Southwest Power Pool of Little Rock is poised to become the first organization to provide regional transmission services in both the Eastern and Western Interconnections of the American power grid.
Seven western utilities have committed to joining the nonprofit RTO, which has a Federal Energy Regulatory Commission mandate to ensure ample power supplies, an adequate transmission infrastructure and competitive wholesale electricity in more than a dozen states.
The utilities set to join SPP serve electric customers in Arizona, Nevada, North Dakota, Colorado, Utah, Wyoming, Montana, Nebraska, New Mexico and South Dakota.

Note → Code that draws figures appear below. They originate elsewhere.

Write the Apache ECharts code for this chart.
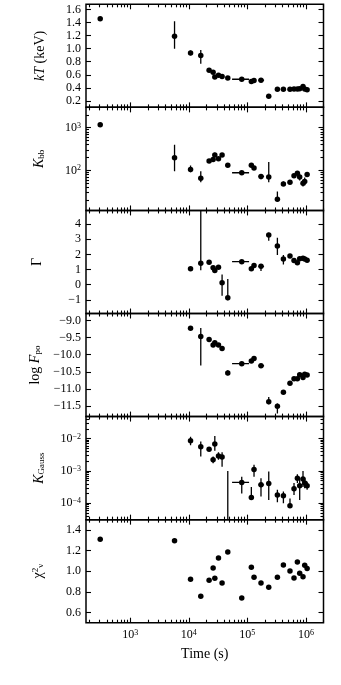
<!DOCTYPE html>
<html>
<head>
<meta charset="utf-8">
<script src="https://cdn.jsdelivr.net/npm/echarts@6/dist/echarts.min.js"></script>
<style>
  html, body { margin: 0; padding: 0; background: #fff; }
  #chart { width: 341px; height: 685px; }
</style>
</head>
<body>
<div id="chart"></div>
<script>
// epochs (s) and horizontal error bounds
var time   = [306, 5700, 10700, 16000, 22200, 26000, 27800, 32100, 37000, 46300, 80200, 117000, 130000, 171000, 232000, 326000, 413000, 535000, 627000, 716000, 784000, 893000, 955000, 1050000];
var timeLo = [null, null, null, null, null, null, null, null, null, null, 54800, null, null, 155000, null, null, null, null, null, null, null, null, null, null];
var timeHi = [null, null, null, null, null, null, null, null, null, null, 107000, null, null, 193000, null, null, null, null, null, null, null, null, null, null];

// kT (keV)
var kT   = [1.46, 1.19, 0.935, 0.895, 0.669, 0.638, 0.567, 0.592, 0.572, 0.552, 0.531, 0.496, 0.511, 0.516, 0.27, 0.378, 0.378, 0.378, 0.38, 0.38, 0.385, 0.419, 0.38, 0.37];
var kTLo = [null, 1.0, 0.9, 0.77, null, null, null, null, null, null, null, null, null, null, null, null, null, null, null, null, null, null, null, null];
var kTHi = [null, 1.42, 0.97, 0.98, null, null, null, null, null, null, null, null, null, null, null, null, null, null, null, null, null, null, null, null];

// K_bb
var kbb   = [1180, 198, 105, 65, 165, 181, 228, 188, 228, 131, 88, 131, 113, 72, 70, 21, 48, 53, 75, 86, 70, 50, 55, 80];
var kbbLo = [null, 95, 90, 53, null, null, 200, null, null, null, null, null, null, 62, 53, 19, 43, null, null, null, 58, 42, 45, null];
var kbbHi = [null, 400, 130, 96, null, null, 260, null, null, null, null, null, null, 80, 157, 32, 55, null, null, null, 80, 60, 68, null];

// photon index
var gamma   = [null, null, 1.06, 1.41, 1.49, 1.12, 0.94, 1.16, 0.13, -0.86, 1.52, 1.06, 1.27, 1.21, 3.28, 2.55, 1.69, 1.89, 1.6, 1.45, 1.72, 1.74, 1.69, 1.62];
var gammaLo = [null, null, null, 0.96, null, null, null, null, -0.73, -1.02, null, null, null, 0.9, 2.9, 1.96, 1.34, null, null, 1.3, null, null, null, null];
var gammaHi = [null, null, null, 6, null, null, null, null, 0.68, 0.37, null, null, null, 1.35, 3.43, 3.1, 1.96, null, null, 1.55, null, null, null, null];

// log F_po
var logF   = [null, null, -9.23, -9.47, -9.56, -9.72, -9.65, -9.72, -9.82, -10.53, -10.26, -10.18, -10.11, -10.32, -11.37, -11.5, -11.09, -10.83, -10.7, -10.7, -10.58, -10.66, -10.57, -10.59];
var logFLo = [null, null, null, -10.31, null, null, null, null, null, -10.6, null, null, null, null, -11.44, -11.71, null, null, null, null, null, null, null, null];
var logFHi = [null, null, null, -9.22, null, null, null, null, null, -10.45, null, null, null, null, -11.23, -11.42, null, null, null, null, null, null, null, null];

// K_Gauss (index 9 is an upper limit: bar only)
var kG   = [null, null, 8.6e-3, 5.6e-3, 4.7e-3, 2.2e-3, 6.8e-3, 2.9e-3, 2.7e-3, null, 4.4e-4, 1.5e-4, 1.1e-3, 3.7e-4, 4.1e-4, 1.8e-4, 1.7e-4, 8.3e-5, 2.8e-4, 5.9e-4, 3.5e-4, 5.6e-4, 4.2e-4, 3.5e-4];
var kGLo = [null, null, 6.2e-3, 2.8e-3, null, 1.74e-3, 4.2e-3, 2.2e-3, 1.35e-3, 3.1e-5, 2.0e-4, 1.3e-4, 6.6e-4, 1.6e-4, 1.26e-4, 1.07e-4, 1.0e-4, 7.2e-5, 1.8e-4, 4.2e-4, 1.26e-4, 3.2e-4, 2.9e-4, 2.6e-4];
var kGHi = [null, null, 1.15e-2, 8.1e-3, null, 2.8e-3, 1.2e-2, 3.8e-3, 3.8e-3, 1.0e-3, 6.6e-4, 3.2e-4, 1.55e-3, 5.9e-4, 9.5e-4, 2.6e-4, 2.3e-4, 1.4e-4, 4.2e-4, 7.9e-4, 5.9e-4, 1.0e-3, 5.9e-4, 4.6e-4];

// reduced chi-square
var chi = [1.31, 1.295, 0.922, 0.757, 0.912, 1.032, 0.932, 1.127, 0.886, 1.185, 0.74, 1.039, 0.942, 0.886, 0.844, 0.942, 1.061, 1.003, 0.935, 1.09, 0.98, 0.947, 1.058, 1.025];

var xMajor = [1e3, 1e4, 1e5, 1e6];

var FONT = 'Liberation Serif';
var GRID_TOP = 4.3, PANEL_H = 103.07, GRID_LEFT = 86, GRID_RIGHT = 17.5;
var MAJOR_LEN = 5, MINOR_LEN = 3;

function logMinors(lo, hi) {
  var out = [];
  for (var e = Math.floor(Math.log10(lo)); e <= Math.ceil(Math.log10(hi)); e++) {
    for (var k = 2; k <= 9; k++) {
      var v = k * Math.pow(10, e);
      if (v >= lo && v <= hi) out.push(v);
    }
  }
  return out;
}
function steps(a, b, d) {
  var out = [];
  for (var v = a; v <= b + 1e-9; v += d) out.push(Math.round(v * 100) / 100);
  return out;
}
function powLabel(v) {
  var e = Math.round(Math.log10(v));
  return '{b|10}{s|' + (e < 0 ? '\u2212' + (-e) : e) + '}';
}
function linLabel(dec) {
  return function (v) { return (v < 0 ? '\u2212' : '') + Math.abs(v).toFixed(dec); };
}

var panels = [
  { name: '{i|kT} (keV)', y: kT, lo: kTLo, hi: kTHi, type: 'value', min: 0.1, max: 1.68,
    major: steps(0.2, 1.6, 0.2), fmt: linLabel(1), gap: 39 },
  { name: '{i|K}{s|bb}', y: kbb, lo: kbbLo, hi: kbbHi, type: 'log', min: 11.5, max: 3000,
    major: [100, 1000], fmt: powLabel, gap: 40 },
  { name: '\u0393', y: gamma, lo: gammaLo, hi: gammaHi, type: 'value', min: -1.9, max: 4.9,
    major: [-1, 0, 1, 2, 3, 4], fmt: linLabel(0), gap: 42 },
  { name: 'log {i|F}{s|po}', y: logF, lo: logFLo, hi: logFHi, type: 'value', min: -11.8, max: -8.8,
    major: steps(-11.5, -9, 0.5), fmt: linLabel(1), gap: 37 },
  { name: '{i|K}{s|Gauss}', y: kG, lo: kGLo, hi: kGHi, type: 'log', min: 3.1e-5, max: 0.048,
    major: [1e-4, 1e-3, 1e-2], fmt: powLabel, gap: 40 },
  { name: '\u03c7{p|2}{s|\u03bd}', y: chi, lo: null, hi: null, type: 'value', min: 0.5, max: 1.5,
    major: steps(0.6, 1.4, 0.2), fmt: linLabel(1), gap: 41 }
];

var richTxt = {
  i: { fontFamily: FONT, fontStyle: 'italic', fontSize: 14, color: '#000' },
  s: { fontFamily: FONT, fontSize: 9, verticalAlign: 'bottom', color: '#000' },
  p: { fontFamily: FONT, fontSize: 9, verticalAlign: 'top', color: '#000' }
};
var richTick = {
  b: { fontFamily: FONT, fontSize: 12, color: '#000' },
  s: { fontFamily: FONT, fontSize: 8, verticalAlign: 'top', color: '#000' }
};

function tickOnly(base, pos, values, len) {
  var a = Object.assign({}, base);
  a.position = pos;
  a.axisLine = { show: false, onZero: false };
  a.splitLine = { show: false };
  a.axisLabel = { show: false };
  a.axisTick = { show: true, inside: true, length: len, customValues: values,
                 lineStyle: { color: '#000', width: 1.1 } };
  return a;
}

var grids = [], xAxes = [], yAxes = [], series = [];
var xMinor = logMinors(175, 2e6);

panels.forEach(function (p, gi) {
  grids.push({ left: GRID_LEFT, right: GRID_RIGHT, top: GRID_TOP + gi * PANEL_H, height: PANEL_H,
               show: true, borderColor: '#000', borderWidth: 1.5, backgroundColor: 'transparent',
               containLabel: false, outerBoundsMode: 'none' });

  var last = gi === panels.length - 1;
  var xBase = { gridIndex: gi, type: 'log', logBase: 10, min: 175, max: 2e6 };
  var xi = xAxes.length;
  var xMain = tickOnly(xBase, 'bottom', xMajor, MAJOR_LEN);
  if (last) {
    xMain.axisLabel = { show: true, customValues: xMajor, formatter: powLabel, rich: richTick, margin: 6 };
    xMain.name = 'Time (s)';
    xMain.nameLocation = 'middle';
    xMain.nameGap = 25;
    xMain.nameTextStyle = { fontFamily: FONT, fontSize: 14, color: '#000' };
  }
  xAxes.push(xMain);
  xAxes.push(tickOnly(xBase, 'bottom', xMinor, MINOR_LEN));
  xAxes.push(tickOnly(xBase, 'top', xMajor, MAJOR_LEN));
  xAxes.push(tickOnly(xBase, 'top', xMinor, MINOR_LEN));

  var yBase = { gridIndex: gi, type: p.type, min: p.min, max: p.max };
  if (p.type === 'log') yBase.logBase = 10;
  var yi = yAxes.length;
  var yMain = tickOnly(yBase, 'left', p.major, MAJOR_LEN);
  yMain.axisLabel = { show: true, customValues: p.major, formatter: p.fmt, rich: richTick,
                      fontFamily: FONT, fontSize: 12, color: '#000', margin: 5 };
  yMain.name = p.name;
  yMain.nameLocation = 'middle';
  yMain.nameRotate = 90;
  yMain.nameGap = p.gap;
  yMain.nameTextStyle = { fontFamily: FONT, fontSize: 14, color: '#000', rich: richTxt };
  yAxes.push(yMain);
  yAxes.push(tickOnly(yBase, 'right', p.major, MAJOR_LEN));
  if (p.type === 'log') {
    var yMinor = logMinors(p.min, p.max);
    yAxes.push(tickOnly(yBase, 'left', yMinor, MINOR_LEN));
    yAxes.push(tickOnly(yBase, 'right', yMinor, MINOR_LEN));
  }

  // error bars (the chi-square panel has none)
  var errData = [];
  if (p.lo) {
    time.forEach(function (t, k) {
      var hasY = p.lo[k] != null;
      var hasX = timeLo[k] != null && p.y[k] != null;
      if (!hasY && !hasX) return;
      var v = p.y[k] != null ? p.y[k] : p.hi[k];
      errData.push([t, v,
        hasY ? p.lo[k] : v, hasY ? p.hi[k] : v,
        hasX ? timeLo[k] : t, hasX ? timeHi[k] : t]);
    });
  }
  series.push({
    type: 'custom', xAxisIndex: xi, yAxisIndex: yi, clip: true, silent: true,
    encode: { x: 0, y: 1 },
    data: errData,
    renderItem: function (params, api) {
      var t = api.value(0), v = api.value(1), lo = api.value(2), hi = api.value(3),
          tl = api.value(4), th = api.value(5);
      var st = { stroke: '#000', lineWidth: 1.3 };
      var ch = [];
      if (lo !== hi) {
        var a = api.coord([t, lo]), b = api.coord([t, hi]);
        ch.push({ type: 'line', shape: { x1: a[0], y1: a[1], x2: b[0], y2: b[1] }, style: st });
      }
      if (tl !== th) {
        var c = api.coord([tl, v]), d = api.coord([th, v]);
        ch.push({ type: 'line', shape: { x1: c[0], y1: c[1], x2: d[0], y2: d[1] }, style: st });
      }
      return { type: 'group', children: ch };
    }
  });

  var pts = [];
  time.forEach(function (t, k) { if (p.y[k] != null) pts.push([t, p.y[k]]); });
  series.push({
    type: 'scatter', xAxisIndex: xi, yAxisIndex: yi, data: pts,
    symbol: 'circle', symbolSize: 5.5, itemStyle: { color: '#000', opacity: 1 }, silent: true, z: 3
  });
});

var chart = echarts.init(document.getElementById('chart'), null, { renderer: 'canvas' });
chart.setOption({
  animation: false,
  backgroundColor: '#fff',
  textStyle: { fontFamily: FONT, color: '#000' },
  grid: grids,
  xAxis: xAxes,
  yAxis: yAxes,
  series: series
});
</script>
</body>
</html>
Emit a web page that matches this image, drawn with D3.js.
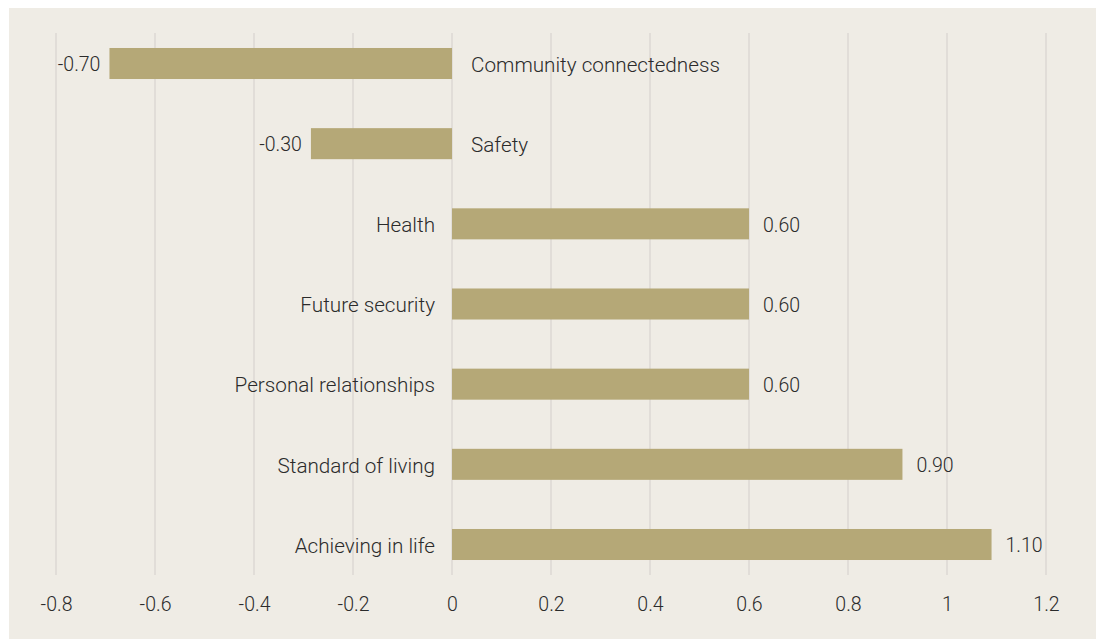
<!DOCTYPE html>
<html>
<head>
<meta charset="utf-8">
<script src="https://cdn.jsdelivr.net/npm/d3@7"></script>
<style>
  body { margin: 0; background: #fff; }
  svg { display: block; }
  text { font-family: Roboto, "Noto Sans", sans-serif; font-weight: 300; fill: #2b2b2b; }
</style>
</head>
<body>
<svg id="chart"></svg>
<script>
// categories top to bottom
const categories = ["Community connectedness", "Safety", "Health", "Future security",
  "Personal relationships", "Standard of living", "Achieving in life"];
// bar values
const values = [-0.692, -0.285, 0.6, 0.6, 0.6, 0.91, 1.09];
// value labels as printed on the chart
const valueLabels = ["-0.70", "-0.30", "0.60", "0.60", "0.60", "0.90", "1.10"];
const xTicks = [-0.8, -0.6, -0.4, -0.2, 0, 0.2, 0.4, 0.6, 0.8, 1, 1.2];

const W = 1096, H = 639;
const svg = d3.select("#chart").attr("width", W).attr("height", H);

// beige panel
svg.append("rect").attr("x", 9).attr("y", 8).attr("width", W - 9).attr("height", H - 8)
  .attr("fill", "#efece5");

const plotTop = 33, plotBottom = 575;
const x = d3.scaleLinear().domain([-0.8, 1.2]).range([56, 1046]);
const y = d3.scaleBand().domain(categories).range([plotTop, plotBottom])
  .paddingInner(0.613).paddingOuter(0.187);

// grid lines
svg.append("g").selectAll("line").data(xTicks).enter().append("line")
  .attr("x1", d => x(d)).attr("x2", d => x(d))
  .attr("y1", plotTop).attr("y2", plotBottom)
  .attr("stroke", "#dcd9d3").attr("stroke-width", 1.5);

// axis tick labels (plain hyphen for minus, like the original)
const xAxis = d3.axisBottom(x).tickValues(xTicks).tickSize(0).tickPadding(0)
  .tickFormat(d => String(d));
const ax = svg.append("g").attr("transform", "translate(0," + 597 + ")").call(xAxis);
ax.select(".domain").remove();
ax.selectAll("text").attr("font-size", 19.5).attr("dy", "0.71em")
  .style("font-family", "Roboto, sans-serif").style("font-weight", 300).attr("fill", "#2b2b2b");

const rows = svg.append("g").selectAll("g").data(categories).enter().append("g");

rows.append("rect")
  .attr("x", (d, i) => Math.min(x(0), x(values[i])))
  .attr("width", (d, i) => Math.abs(x(values[i]) - x(0)))
  .attr("y", d => y(d))
  .attr("height", y.bandwidth())
  .attr("fill", "#b5a877");

// category labels: on opposite side of zero
rows.append("text")
  .attr("x", (d, i) => values[i] < 0 ? x(0) + 19 : x(0) - 17)
  .attr("y", d => y(d) + y.bandwidth() / 2)
  .attr("dy", "0.4em")
  .attr("text-anchor", (d, i) => values[i] < 0 ? "start" : "end")
  .attr("font-size", 20.7)
  .text(d => d);

// value labels at the bar end
rows.append("text")
  .attr("x", (d, i) => values[i] < 0 ? x(values[i]) - 9 : x(values[i]) + 14)
  .attr("y", d => y(d) + y.bandwidth() / 2)
  .attr("dy", "0.4em")
  .attr("text-anchor", (d, i) => values[i] < 0 ? "end" : "start")
  .attr("font-size", 19.5)
  .text((d, i) => valueLabels[i]);
</script>
</body>
</html>
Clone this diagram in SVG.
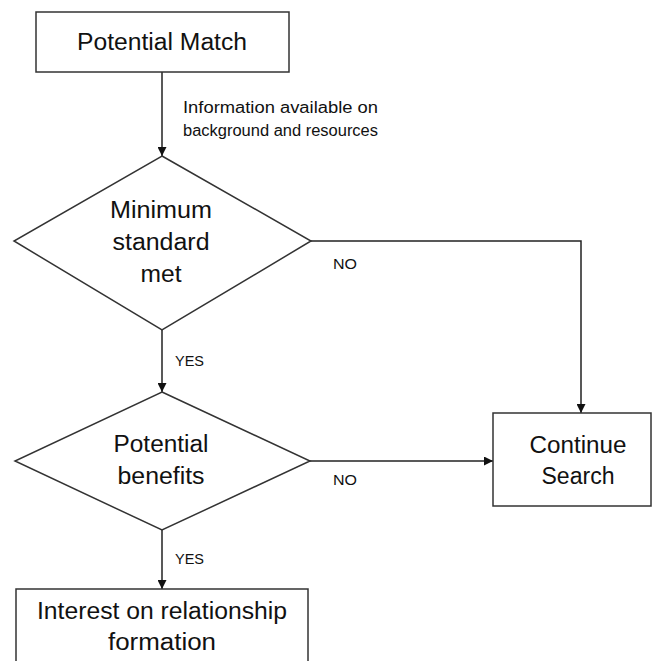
<svg xmlns="http://www.w3.org/2000/svg" width="654" height="661" viewBox="0 0 654 661">
<defs>
<marker id="ah" viewBox="0 0 10 10" refX="10" refY="5" markerWidth="9" markerHeight="9" markerUnits="userSpaceOnUse" orient="auto">
<path d="M0,0 L10,5 L0,10 z" fill="#111"/>
</marker>
<style>
.shape{fill:#fff;stroke:#333;stroke-width:1.5}
.main{font-family:"Liberation Sans",Arial,sans-serif;font-size:23px;fill:#111;text-anchor:middle}
.lbl{font-family:"Liberation Sans",Arial,sans-serif;font-size:16px;fill:#111}
.sm{font-family:"Liberation Sans",Arial,sans-serif;font-size:14px;fill:#111}
.conn{fill:none;stroke:#222;stroke-width:1.5}
</style>
</defs>
<rect width="654" height="661" fill="#fff"/>
<g id="connectors">
<line class="conn" x1="162" y1="72" x2="162" y2="156" marker-end="url(#ah)"/>
<polyline class="conn" points="311,241 581,241 581,413" marker-end="url(#ah)"/>
<line class="conn" x1="162" y1="330" x2="162" y2="392" marker-end="url(#ah)"/>
<line class="conn" x1="310" y1="461" x2="493" y2="461" marker-end="url(#ah)"/>
<line class="conn" x1="162" y1="530" x2="162" y2="589" marker-end="url(#ah)"/>
<text class="lbl" x="183" y="113" textLength="195" lengthAdjust="spacingAndGlyphs">Information available on</text>
<text class="lbl" x="183" y="136" textLength="195" lengthAdjust="spacingAndGlyphs">background and resources</text>
<text class="sm" x="333" y="269" textLength="24" lengthAdjust="spacingAndGlyphs">NO</text>
<text class="sm" x="175" y="366" textLength="29" lengthAdjust="spacingAndGlyphs">YES</text>
<text class="sm" x="333" y="485" textLength="24" lengthAdjust="spacingAndGlyphs">NO</text>
<text class="sm" x="175" y="564" textLength="29" lengthAdjust="spacingAndGlyphs">YES</text>
</g>
<g id="potential-match">
<rect class="shape" x="36" y="12" width="253" height="60"/>
<text class="main" x="162" y="50" textLength="170" lengthAdjust="spacingAndGlyphs">Potential Match</text>
</g>
<g id="minimum-standard">
<polygon class="shape" points="162,156 311,241 162,330 14,241"/>
<text class="main" x="161" y="218" textLength="102" lengthAdjust="spacingAndGlyphs">Minimum</text>
<text class="main" x="161" y="250" textLength="97" lengthAdjust="spacingAndGlyphs">standard</text>
<text class="main" x="161" y="282" textLength="41" lengthAdjust="spacingAndGlyphs">met</text>
</g>
<g id="potential-benefits">
<polygon class="shape" points="162,392 310,461 162,530 15,461"/>
<text class="main" x="161" y="452" textLength="95" lengthAdjust="spacingAndGlyphs">Potential</text>
<text class="main" x="161" y="484" textLength="87" lengthAdjust="spacingAndGlyphs">benefits</text>
</g>
<g id="continue-search">
<rect class="shape" x="493" y="413" width="158" height="93"/>
<text class="main" x="578" y="453" textLength="97" lengthAdjust="spacingAndGlyphs">Continue</text>
<text class="main" x="578" y="484" textLength="73" lengthAdjust="spacingAndGlyphs">Search</text>
</g>
<g id="interest">
<rect class="shape" x="16" y="589" width="292" height="80"/>
<text class="main" x="162" y="619" textLength="250" lengthAdjust="spacingAndGlyphs">Interest on relationship</text>
<text class="main" x="162" y="650" textLength="108" lengthAdjust="spacingAndGlyphs">formation</text>
</g>
</svg>
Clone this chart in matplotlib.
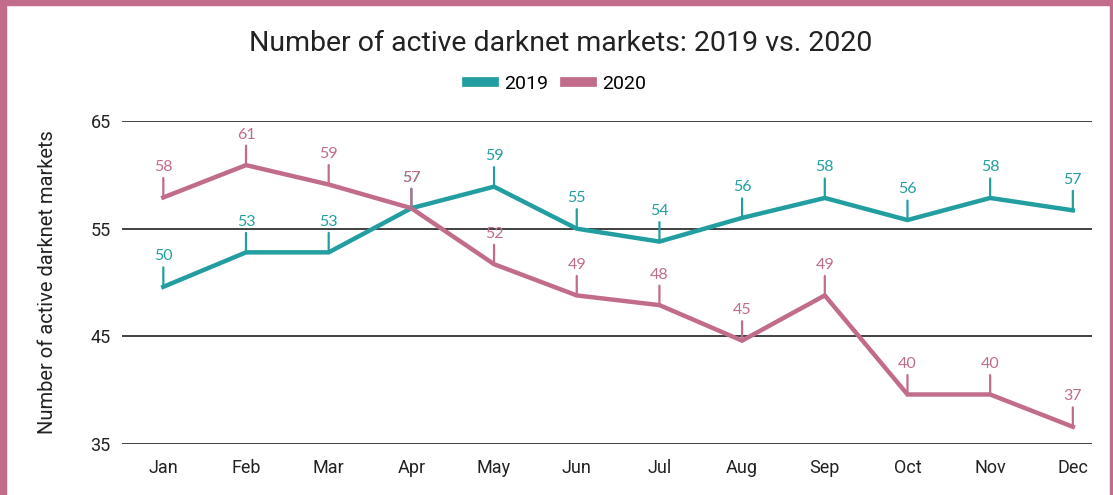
import matplotlib.pyplot as plt
from matplotlib.patches import Rectangle
from matplotlib.lines import Line2D

months = ["Jan", "Feb", "Mar", "Apr", "May", "Jun",
          "Jul", "Aug", "Sep", "Oct", "Nov", "Dec"]
markets_2019 = [49.6, 52.8, 52.8, 56.9, 58.9, 55.0, 53.8, 56.0, 57.85, 55.8, 57.85, 56.7]
markets_2020 = [57.9, 60.9, 59.1, 56.9, 51.7, 48.8, 47.9, 44.6, 48.8, 39.6, 39.6, 36.6]
y_ticks = [35, 45, 55, 65]

teal = "#239ea0"
pink = "#c26c8c"

fig = plt.figure(figsize=(11.13, 4.95), dpi=100)
ax = fig.add_axes([0.1096, 0.103, 0.8714, 0.6526])

x = range(len(months))
ax.plot(x, markets_2019, color=teal, lw=3.2, solid_joinstyle="miter", zorder=3)
ax.plot(x, markets_2020, color=pink, lw=3.2, solid_joinstyle="miter", zorder=4)

# value labels sitting on short leader lines above each point
for values, color in [(markets_2019, teal), (markets_2020, pink)]:
    for i, v in enumerate(values):
        ax.annotate("", xy=(i, v), xytext=(0, 14), textcoords="offset points",
                    arrowprops=dict(arrowstyle="-", color=color, lw=1.6,
                                    shrinkA=0, shrinkB=0), zorder=5)
        ax.annotate(f"{v:.0f}", xy=(i, v), xytext=(0, 22), textcoords="offset points",
                    ha="center", va="center", color=color, fontsize=11.5,
                    family=["Lato", "DejaVu Sans"], zorder=5)

ax.set_xlim(-0.5, 11.23)
ax.set_ylim(35, 65)
ax.set_yticks(y_ticks)
ax.set_xticks(list(x))
ax.set_xticklabels(months)
ax.tick_params(length=0, labelsize=13, colors="#222222")
ax.tick_params(axis="x", pad=11)
ax.tick_params(axis="y", pad=8)
for lbl in ax.get_xticklabels() + ax.get_yticklabels():
    lbl.set_family("Roboto")
ax.grid(axis="y", color="#333333", lw=1.3)
ax.set_axisbelow(True)
for s in ax.spines.values():
    s.set_visible(False)
ax.set_ylabel("Number of active darknet markets", fontsize=14.5, family="Roboto",
              color="#222222", labelpad=24)

fig.text(0.504, 0.912, "Number of active darknet markets: 2019 vs. 2020",
         ha="center", va="center", fontsize=20.5, family="Roboto", color="#222222")

handles = [Line2D([], [], color=teal, lw=7), Line2D([], [], color=pink, lw=7)]
fig.legend(handles, ["2019", "2020"], loc="center", bbox_to_anchor=(0.5, 0.83),
           ncol=2, frameon=False, handlelength=1.4, handletextpad=0.5,
           columnspacing=0.9, prop={"family": "Roboto", "size": 14})

# pink frame along the left, top and right edges
border = pink
fig.patches.append(Rectangle((0, 0), 6 / 1113, 1, transform=fig.transFigure,
                             color=border, zorder=10))
fig.patches.append(Rectangle((0, 1 - 5 / 495), 1, 5 / 495, transform=fig.transFigure,
                             color=border, zorder=10))
fig.patches.append(Rectangle((1 - 3 / 1113, 0), 3 / 1113, 1, transform=fig.transFigure,
                             color=border, zorder=10))

fig.savefig("out.png", dpi=100)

The utilities plan to join SPP in 2026, reaping economic and reliability benefits by taking advantage of a larger generation fleet, greater geographic diversity and more economical electricity purchasing through SPP’s energy markets.
The organizations to join are Basin Electric Power Cooperative, Colorado Springs Utilities, Deseret Generation and Transmission Cooperative, Municipal Energy Agency of Nebraska, Platte River Power Authority, Tri-State Generation and Transmission Association, and three regions of the Western Area Power Administration.
Those three WAPA regions are the Colorado River Storage Project, the Rocky Mountain Region and the Upper Great Plains-West.
It is the first major expansion of SPP’s RTO service territory since October 2015, when it grew from 9 to 14 states by incorporating the Integrated System into its full suite of market and transmission services.
SPP has worked with organizations interested in membership benefits and requirements since October 2020. According to a study by the Brattle Group, a Boston consulting firm, the group of western utilities can expect at least $49 million in annual savings, as well as greater help in achieving renewable energy and reliability goals and holistic transmission planning, according to a news release from SPP.
WAPA and Basin Electric announced their decision to pursue SPP membership his month, rounding out the group of joiners, who are now preparing to participate in SPP’s governance, energy markets and planning processes.
“The expansion of our RTO will open a vast array of opportunities for utilities in SPP’s growing market footprint” said Bruce Rew, SPP senior vice president of operations. “Creating multiple market options for new members will enable market designs that align with the unique needs of one or more geographic regions and provide opportunity for all to benefit.”
The western utilities now pursuing RTO membership are now participating in the SPP Western Energy Imbalance Service market, known as WEIS.
The WEIS offers efficient real-time energy dispatch, providing an estimated $31.7 million in net benefits for participants in 2022 and reduced wholesale energy costs by $1.35 per megawatt hour.
SPP’s president and CEO, Barbara Sugg, said the reliability enhancements and increased value for participants drove the utilities’ decisions to join as full RTO members.
“Our collaborative and member-driven business model centers on bringing value to our RTO members and those utilities we serve in both interconnections,” Sugg said in a statement.
“We are thrilled to see this expansion of our RTO and bring our innovative approach to grid management to new customers in the west. This marks not only a key milestone in SPP’s history, but points to the transformation of the energy market in the Western Interconnection, and highlights the opportunities created by having multiple options and market operators in the west.”
SPP expects further expansion of its RTO service territory in the west and will integrate additional members beginning in 2027, the release said. Other western entities interested in joining SPP’s RTO footprint have a deadline of March 1, 2024, to signal their interest if they hope to participate in the market by March 2027.
SPP has 110 member companies in the Eastern Interconnection. It has operated as an RTO since 2004, and has managed regional reliability since 1941.